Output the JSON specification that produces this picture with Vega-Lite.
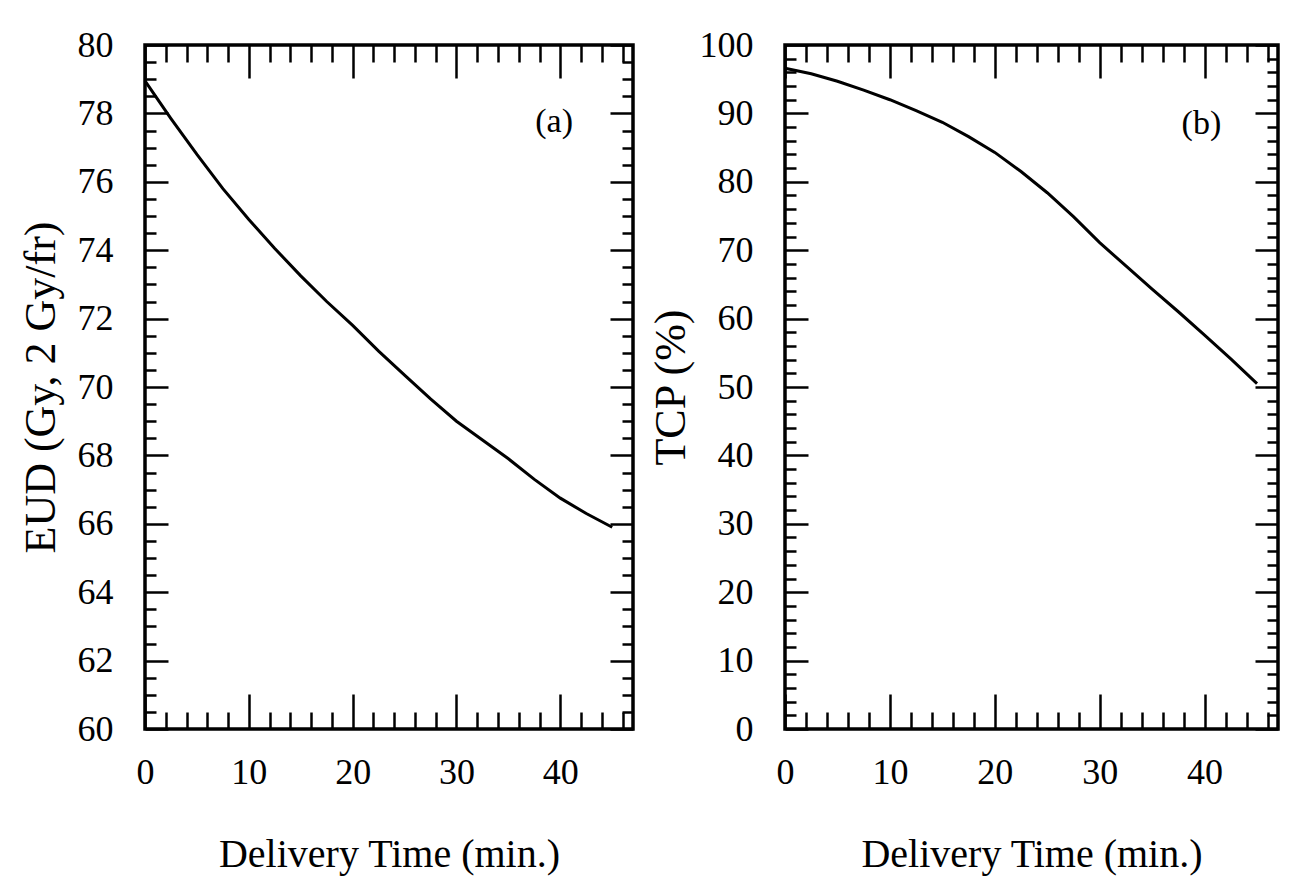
{
  "$schema": "https://vega.github.io/schema/vega-lite/v6.json",
  "background": "white",
  "padding": {"left": 17, "top": 25, "right": 5, "bottom": 5},
  "config": {
    "font": "Liberation Serif",
    "view": {"stroke": "black", "strokeWidth": 3.5},
    "axis": {
      "domain": false, "grid": false,
      "labelFont": "Liberation Serif", "titleFont": "Liberation Serif",
      "labelColor": "black", "titleColor": "black", "tickColor": "black",
      "labelFontWeight": "normal", "titleFontWeight": "normal",
      "tickWidth": 2.5, "labelFontSize": 36, "titleFontSize": 40,
      "labelOverlap": false, "labelFlush": false, "format": "d"
    }
  },
  "datasets": {
    "eud": [
      {"t": 0, "v": 78.95}, {"t": 2.5, "v": 77.85}, {"t": 5, "v": 76.8}, {"t": 7.5, "v": 75.8},
      {"t": 10, "v": 74.9}, {"t": 12.5, "v": 74.05}, {"t": 15, "v": 73.25}, {"t": 17.5, "v": 72.5},
      {"t": 20, "v": 71.8}, {"t": 22.5, "v": 71.05}, {"t": 25, "v": 70.35}, {"t": 27.5, "v": 69.65},
      {"t": 30, "v": 69.0}, {"t": 32.5, "v": 68.45}, {"t": 35, "v": 67.9}, {"t": 37.5, "v": 67.3},
      {"t": 40, "v": 66.75}, {"t": 42.5, "v": 66.3}, {"t": 45, "v": 65.9}
    ],
    "tcp": [
      {"t": 0, "v": 96.6}, {"t": 2.5, "v": 95.8}, {"t": 5, "v": 94.7}, {"t": 7.5, "v": 93.4},
      {"t": 10, "v": 92.0}, {"t": 12.5, "v": 90.4}, {"t": 15, "v": 88.7}, {"t": 17.5, "v": 86.6},
      {"t": 20, "v": 84.3}, {"t": 22.5, "v": 81.5}, {"t": 25, "v": 78.4}, {"t": 27.5, "v": 74.9},
      {"t": 30, "v": 71.1}, {"t": 32.5, "v": 67.7}, {"t": 35, "v": 64.3}, {"t": 37.5, "v": 61.0},
      {"t": 40, "v": 57.6}, {"t": 42.5, "v": 54.1}, {"t": 45, "v": 50.5}
    ],
    "labA": [{"t": 39.4, "v": 77.75, "label": "(a)"}],
    "labB": [{"t": 39.7, "v": 88.5, "label": "(b)"}]
  },
  "spacing": 11,
  "hconcat": [
    {
      "width": 488, "height": 684,
      "layer": [
        {
          "data": {"name": "eud"},
          "mark": {"type": "line", "color": "black", "strokeWidth": 3},
          "encoding": {
            "x": {"field": "t", "type": "quantitative",
              "scale": {"domain": [0, 47], "nice": false},
              "axis": {"orient": "bottom",
                "values": [0,2,4,6,8,10,12,14,16,18,20,22,24,26,28,30,32,34,36,38,40,42,44,46],
                "labelExpr": "datum.value % 10 === 0 ? datum.label : ''",
                "tickSize": {"condition": {"test": "datum.value % 10 === 0", "value": -35}, "value": -17},
                "labelPadding": 61, "title": "Delivery Time (min.)", "titlePadding": 26}},
            "y": {"field": "v", "type": "quantitative",
              "scale": {"domain": [60, 80], "nice": false, "zero": false},
              "axis": {"orient": "left",
                "values": [60,60.5,61,61.5,62,62.5,63,63.5,64,64.5,65,65.5,66,66.5,67,67.5,68,68.5,69,69.5,70,70.5,71,71.5,72,72.5,73,73.5,74,74.5,75,75.5,76,76.5,77,77.5,78,78.5,79,79.5,80],
                "labelExpr": "datum.value % 2 === 0 ? datum.label : ''",
                "tickSize": {"condition": {"test": "datum.value % 2 === 0", "value": -23}, "value": -11},
                "labelPadding": 55, "title": "EUD (Gy, 2 Gy/fr)", "titleFontSize": 44, "titlePadding": 14}}
          }
        },
        {
          "data": {"name": "labA"},
          "mark": {"type": "text", "fontSize": 34, "font": "Liberation Serif", "color": "black"},
          "encoding": {
            "x": {"field": "t", "type": "quantitative",
              "scale": {"domain": [0, 47], "nice": false},
              "axis": {"orient": "top",
                "values": [0,2,4,6,8,10,12,14,16,18,20,22,24,26,28,30,32,34,36,38,40,42,44,46],
                "labels": false, "title": null,
                "tickSize": {"condition": {"test": "datum.value % 10 === 0", "value": -33}, "value": -17}}},
            "y": {"field": "v", "type": "quantitative",
              "scale": {"domain": [60, 80], "nice": false, "zero": false},
              "axis": {"orient": "right",
                "values": [60,60.5,61,61.5,62,62.5,63,63.5,64,64.5,65,65.5,66,66.5,67,67.5,68,68.5,69,69.5,70,70.5,71,71.5,72,72.5,73,73.5,74,74.5,75,75.5,76,76.5,77,77.5,78,78.5,79,79.5,80],
                "labels": false, "title": null,
                "tickSize": {"condition": {"test": "datum.value % 2 === 0", "value": -23}, "value": -11}}},
            "text": {"field": "label"}
          }
        }
      ],
      "resolve": {"axis": {"x": "independent", "y": "independent"}}
    },
    {
      "width": 493, "height": 684,
      "layer": [
        {
          "data": {"name": "tcp"},
          "mark": {"type": "line", "color": "black", "strokeWidth": 3},
          "encoding": {
            "x": {"field": "t", "type": "quantitative",
              "scale": {"domain": [0, 47], "nice": false},
              "axis": {"orient": "bottom",
                "values": [0,2,4,6,8,10,12,14,16,18,20,22,24,26,28,30,32,34,36,38,40,42,44,46],
                "labelExpr": "datum.value % 10 === 0 ? datum.label : ''",
                "tickSize": {"condition": {"test": "datum.value % 10 === 0", "value": -35}, "value": -17},
                "labelPadding": 61, "title": "Delivery Time (min.)", "titlePadding": 26}},
            "y": {"field": "v", "type": "quantitative",
              "scale": {"domain": [0, 100], "nice": false},
              "axis": {"orient": "left",
                "values": [0,2,4,6,8,10,12,14,16,18,20,22,24,26,28,30,32,34,36,38,40,42,44,46,48,50,52,54,56,58,60,62,64,66,68,70,72,74,76,78,80,82,84,86,88,90,92,94,96,98,100],
                "labelExpr": "datum.value % 10 === 0 ? datum.label : ''",
                "tickSize": {"condition": {"test": "datum.value % 10 === 0", "value": -23}, "value": -11},
                "labelPadding": 55, "title": "TCP (%)", "titleFontSize": 44, "titlePadding": 6}}
          }
        },
        {
          "data": {"name": "labB"},
          "mark": {"type": "text", "fontSize": 34, "font": "Liberation Serif", "color": "black"},
          "encoding": {
            "x": {"field": "t", "type": "quantitative",
              "scale": {"domain": [0, 47], "nice": false},
              "axis": {"orient": "top",
                "values": [0,2,4,6,8,10,12,14,16,18,20,22,24,26,28,30,32,34,36,38,40,42,44,46],
                "labels": false, "title": null,
                "tickSize": {"condition": {"test": "datum.value % 10 === 0", "value": -33}, "value": -17}}},
            "y": {"field": "v", "type": "quantitative",
              "scale": {"domain": [0, 100], "nice": false},
              "axis": {"orient": "right",
                "values": [0,2,4,6,8,10,12,14,16,18,20,22,24,26,28,30,32,34,36,38,40,42,44,46,48,50,52,54,56,58,60,62,64,66,68,70,72,74,76,78,80,82,84,86,88,90,92,94,96,98,100],
                "labels": false, "title": null,
                "tickSize": {"condition": {"test": "datum.value % 10 === 0", "value": -23}, "value": -11}}},
            "text": {"field": "label"}
          }
        }
      ],
      "resolve": {"axis": {"x": "independent", "y": "independent"}}
    }
  ]
}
::::
= GIVEN TASK =
All the lines above are to be given again exactly as they read, with the pictures removed.

= REPLY TO THE EXERCISE =
Output the JSON specification that produces this picture with Vega-Lite.
{
  "$schema": "https://vega.github.io/schema/vega-lite/v6.json",
  "background": "white",
  "padding": {"left": 17, "top": 25, "right": 5, "bottom": 5},
  "config": {
    "font": "Liberation Serif",
    "view": {"stroke": "black", "strokeWidth": 3.5},
    "axis": {
      "domain": false, "grid": false,
      "labelFont": "Liberation Serif", "titleFont": "Liberation Serif",
      "labelColor": "black", "titleColor": "black", "tickColor": "black",
      "labelFontWeight": "normal", "titleFontWeight": "normal",
      "tickWidth": 2.5, "labelFontSize": 36, "titleFontSize": 40,
      "labelOverlap": false, "labelFlush": false, "format": "d"
    }
  },
  "datasets": {
    "eud": [
      {"t": 0, "v": 78.95}, {"t": 2.5, "v": 77.85}, {"t": 5, "v": 76.8}, {"t": 7.5, "v": 75.8},
      {"t": 10, "v": 74.9}, {"t": 12.5, "v": 74.05}, {"t": 15, "v": 73.25}, {"t": 17.5, "v": 72.5},
      {"t": 20, "v": 71.8}, {"t": 22.5, "v": 71.05}, {"t": 25, "v": 70.35}, {"t": 27.5, "v": 69.65},
      {"t": 30, "v": 69.0}, {"t": 32.5, "v": 68.45}, {"t": 35, "v": 67.9}, {"t": 37.5, "v": 67.3},
      {"t": 40, "v": 66.75}, {"t": 42.5, "v": 66.3}, {"t": 45, "v": 65.9}
    ],
    "tcp": [
      {"t": 0, "v": 96.6}, {"t": 2.5, "v": 95.8}, {"t": 5, "v": 94.7}, {"t": 7.5, "v": 93.4},
      {"t": 10, "v": 92.0}, {"t": 12.5, "v": 90.4}, {"t": 15, "v": 88.7}, {"t": 17.5, "v": 86.6},
      {"t": 20, "v": 84.3}, {"t": 22.5, "v": 81.5}, {"t": 25, "v": 78.4}, {"t": 27.5, "v": 74.9},
      {"t": 30, "v": 71.1}, {"t": 32.5, "v": 67.7}, {"t": 35, "v": 64.3}, {"t": 37.5, "v": 61.0},
      {"t": 40, "v": 57.6}, {"t": 42.5, "v": 54.1}, {"t": 45, "v": 50.5}
    ],
    "labA": [{"t": 39.4, "v": 77.75, "label": "(a)"}],
    "labB": [{"t": 39.7, "v": 88.5, "label": "(b)"}]
  },
  "spacing": 11,
  "hconcat": [
    {
      "width": 488, "height": 684,
      "layer": [
        {
          "data": {"name": "eud"},
          "mark": {"type": "line", "color": "black", "strokeWidth": 3},
          "encoding": {
            "x": {"field": "t", "type": "quantitative",
              "scale": {"domain": [0, 47], "nice": false},
              "axis": {"orient": "bottom",
                "values": [0,2,4,6,8,10,12,14,16,18,20,22,24,26,28,30,32,34,36,38,40,42,44,46],
                "labelExpr": "datum.value % 10 === 0 ? datum.label : ''",
                "tickSize": {"condition": {"test": "datum.value % 10 === 0", "value": -35}, "value": -17},
                "labelPadding": 61, "title": "Delivery Time (min.)", "titlePadding": 26}},
            "y": {"field": "v", "type": "quantitative",
              "scale": {"domain": [60, 80], "nice": false, "zero": false},
              "axis": {"orient": "left",
                "values": [60,60.5,61,61.5,62,62.5,63,63.5,64,64.5,65,65.5,66,66.5,67,67.5,68,68.5,69,69.5,70,70.5,71,71.5,72,72.5,73,73.5,74,74.5,75,75.5,76,76.5,77,77.5,78,78.5,79,79.5,80],
                "labelExpr": "datum.value % 2 === 0 ? datum.label : ''",
                "tickSize": {"condition": {"test": "datum.value % 2 === 0", "value": -23}, "value": -11},
                "labelPadding": 55, "title": "EUD (Gy, 2 Gy/fr)", "titleFontSize": 44, "titlePadding": 14}}
          }
        },
        {
          "data": {"name": "labA"},
          "mark": {"type": "text", "fontSize": 34, "font": "Liberation Serif", "color": "black"},
          "encoding": {
            "x": {"field": "t", "type": "quantitative",
              "scale": {"domain": [0, 47], "nice": false},
              "axis": {"orient": "top",
                "values": [0,2,4,6,8,10,12,14,16,18,20,22,24,26,28,30,32,34,36,38,40,42,44,46],
                "labels": false, "title": null,
                "tickSize": {"condition": {"test": "datum.value % 10 === 0", "value": -33}, "value": -17}}},
            "y": {"field": "v", "type": "quantitative",
              "scale": {"domain": [60, 80], "nice": false, "zero": false},
              "axis": {"orient": "right",
                "values": [60,60.5,61,61.5,62,62.5,63,63.5,64,64.5,65,65.5,66,66.5,67,67.5,68,68.5,69,69.5,70,70.5,71,71.5,72,72.5,73,73.5,74,74.5,75,75.5,76,76.5,77,77.5,78,78.5,79,79.5,80],
                "labels": false, "title": null,
                "tickSize": {"condition": {"test": "datum.value % 2 === 0", "value": -23}, "value": -11}}},
            "text": {"field": "label"}
          }
        }
      ],
      "resolve": {"axis": {"x": "independent", "y": "independent"}}
    },
    {
      "width": 493, "height": 684,
      "layer": [
        {
          "data": {"name": "tcp"},
          "mark": {"type": "line", "color": "black", "strokeWidth": 3},
          "encoding": {
            "x": {"field": "t", "type": "quantitative",
              "scale": {"domain": [0, 47], "nice": false},
              "axis": {"orient": "bottom",
                "values": [0,2,4,6,8,10,12,14,16,18,20,22,24,26,28,30,32,34,36,38,40,42,44,46],
                "labelExpr": "datum.value % 10 === 0 ? datum.label : ''",
                "tickSize": {"condition": {"test": "datum.value % 10 === 0", "value": -35}, "value": -17},
                "labelPadding": 61, "title": "Delivery Time (min.)", "titlePadding": 26}},
            "y": {"field": "v", "type": "quantitative",
              "scale": {"domain": [0, 100], "nice": false},
              "axis": {"orient": "left",
                "values": [0,2,4,6,8,10,12,14,16,18,20,22,24,26,28,30,32,34,36,38,40,42,44,46,48,50,52,54,56,58,60,62,64,66,68,70,72,74,76,78,80,82,84,86,88,90,92,94,96,98,100],
                "labelExpr": "datum.value % 10 === 0 ? datum.label : ''",
                "tickSize": {"condition": {"test": "datum.value % 10 === 0", "value": -23}, "value": -11},
                "labelPadding": 55, "title": "TCP (%)", "titleFontSize": 44, "titlePadding": 6}}
          }
        },
        {
          "data": {"name": "labB"},
          "mark": {"type": "text", "fontSize": 34, "font": "Liberation Serif", "color": "black"},
          "encoding": {
            "x": {"field": "t", "type": "quantitative",
              "scale": {"domain": [0, 47], "nice": false},
              "axis": {"orient": "top",
                "values": [0,2,4,6,8,10,12,14,16,18,20,22,24,26,28,30,32,34,36,38,40,42,44,46],
                "labels": false, "title": null,
                "tickSize": {"condition": {"test": "datum.value % 10 === 0", "value": -33}, "value": -17}}},
            "y": {"field": "v", "type": "quantitative",
              "scale": {"domain": [0, 100], "nice": false},
              "axis": {"orient": "right",
                "values": [0,2,4,6,8,10,12,14,16,18,20,22,24,26,28,30,32,34,36,38,40,42,44,46,48,50,52,54,56,58,60,62,64,66,68,70,72,74,76,78,80,82,84,86,88,90,92,94,96,98,100],
                "labels": false, "title": null,
                "tickSize": {"condition": {"test": "datum.value % 10 === 0", "value": -23}, "value": -11}}},
            "text": {"field": "label"}
          }
        }
      ],
      "resolve": {"axis": {"x": "independent", "y": "independent"}}
    }
  ]
}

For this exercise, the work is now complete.